If anyone is curious, the mega storm they dubbed 'Nemo' dumped a full 30 inches on my town last night and well into this morning. I've spent most of today getting rid of the snow in my driveway and on our vehicles. Thank goodness for my wife Janet, or I would still be out there and probably nowhere near done!
After the last Daily Pump, called 'Stimulate, Don't Annihilate,' a reader named Larry Gautreau made me realize that I left a lot of people hanging. After cautioning you all not to train overly heavy, I mentioned that it was too late for me. Here was Larry's email:
"Hello again Ron,
After reading your latest blog, you indicated that Lee worked smart instead of heavy and that you were still working heavier weights than he ever did but it was too late for you to gain more size because of your injuries? Why not drop the weight and follow his workout?
It would have been interesting for you to say what his workouts consisted of, other than just the lighter weight. More reps? More sets? Rest periods? I myself am almost 60. Last spring I stopped trying to kill myself by always upping the weight and settled into kind of a "4x" routine with moderate weights and strict form, and that's when I started noticing the size increasing more quickly, albeit more slowly than the younger whippersnappers.
I don't have the injuries that you do but I've had lower back problems since I was 12 from a weightlifting mishap with my Sears plastic coated 110 lb barbell set, plus hip soreness (arthritis?), a bad rotator cuff that I am always having to do twice as many deltoid exercises for my left shoulder to try to keep up with the size of my right, periodic plantars fasciitis (which makes your feet really sore if you've never experienced it) and on and on.
So anyway, it seems like the lighter methods may work even when you're my age so I'm guessing that it's actually not "too late" for you.
Thanks for that Larry. First off, Lee Haney didn't do anything very different in terms of his reps and sets than what most of us do. He did not keep his rest periods very short, either. His main contribution toward smarter training to me was the fact that he worked within his means when it came to the weights, and never overloaded his joints with weights that were heavier than what his muscles truly needed.

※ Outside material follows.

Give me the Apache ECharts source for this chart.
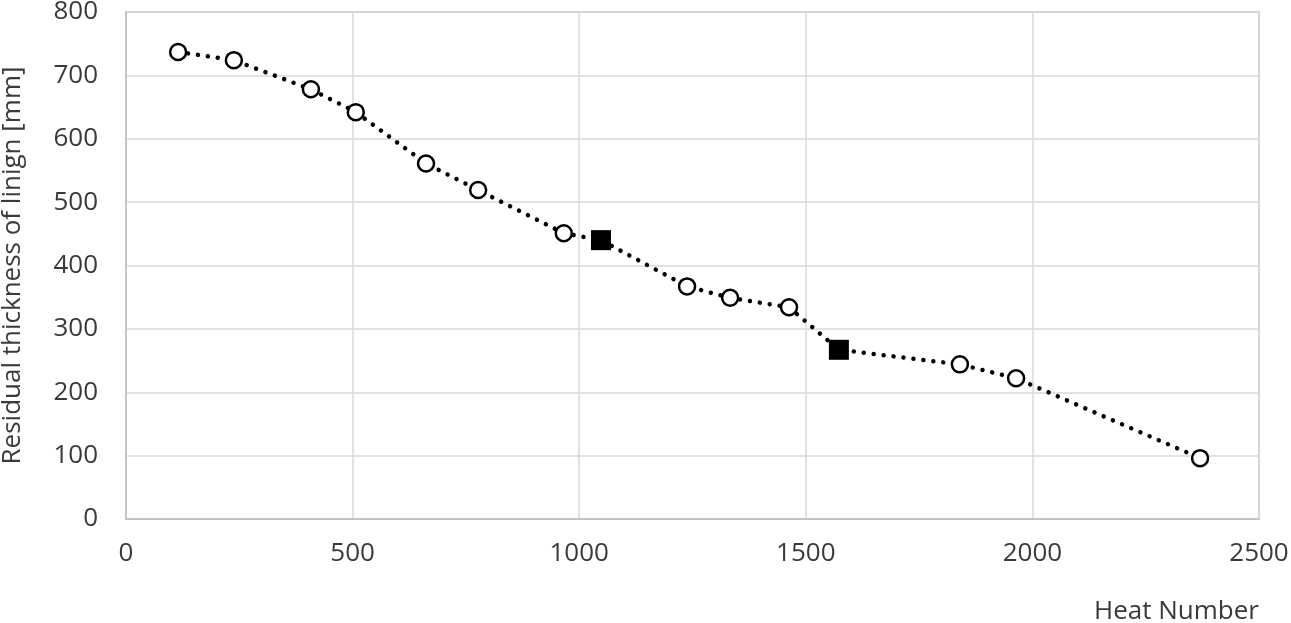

I should have made it clear that when I said 'it's too late for me,' I was referring to my injuries. The damage I inflicted on my joints and connective tissues over many years can not be undone. But I have not given up on making gains, far from it! If I thought I couldn't gain anything more, I would not be in the gym training hard every day (two days on, one day off, but you get the point). I have adapted my training in such a way that I don't have to go crazy heavy anymore to get the same results. Here are some things I have started doing over the last couple years to work my muscles without further wrecking my joints:
- Shorter rest periods. One very effective way to do this is to follow Steve Holman's 4X training system (full info at www.x-rep.com). By doing 4 sets with just 30 seconds rest between with the same weight, the cumulative effect has the weight feeling much heavier on the final set than it did on the first. Hany Rambod's 'Sevens' from his FST-7 Training are very similar, just using more sets. I don't necessarily follow either one all the time, but at most workouts I do some variation of those - multiple sets with very little rest between.
- More emphasis on contractions and negatives. For example, let's take lat pulldowns. I don't just pull these down and let the weight back up. I contract my lats as I pull the bar slowly down, and come to a full stop at the bottom of the rep where I squeeze my lats as powerfully as possible before slowly stretching my lats as I let the bar return to the start position. I can make 150 pounds feel like 300 this way.
- Higher reps. I stumbled on this one by accident. Prior to my triceps tear in the summer of 2011, I had been experiencing terrible pain in my elbow tendons for years. In the year or two leading up to the tear, my elbows could not handle heavy weights in any kind of extension movement, not even cable pushdowns. So even though it's heresy to do any more than 12 reps for an upper body muscle group in the eyes of many, I really didn't have a choice. Nothing less than 15 reps was possible, and often I would do sets with as many as 30 reps. My elbows were fine, the pumps were insane, and lo and behold; the next day I would feel something I rarely did - soreness in my triceps!
- Doing compound movements later in the workout. If you want to handle as much weight as possible in basic movements like squats, bench presses, and shoulder presses, do them first in the workout. Just know that you are also putting maximum stress on your joints and connective tissues. If instead on leg day you trained your hamstrings first, then did leg extensions and leg presses before you squatted, there is no doubt you wouldn't be able to go as heavy. You might find that instead of your usual 405 or more, 315 is more than adequate.
When you are totally caught up with 'how much you lift,' all of these methods would go against what you believe and identify with. But at my age and with my history of injuries, I really don't care how much weight I lift on anything anymore. As I say often, I'm not a weightlifter. I'm a bodybuilder. All that matters to me is working the muscle and causing it to grow. Heavy weights are one way, and they worked well for a time. Now those days are gone and it's time to use other methods to get the job done.
So for all you in the same boat as my - many years of training and various issues that make using the same weights you used to either impossible or a very bad idea - there is hope!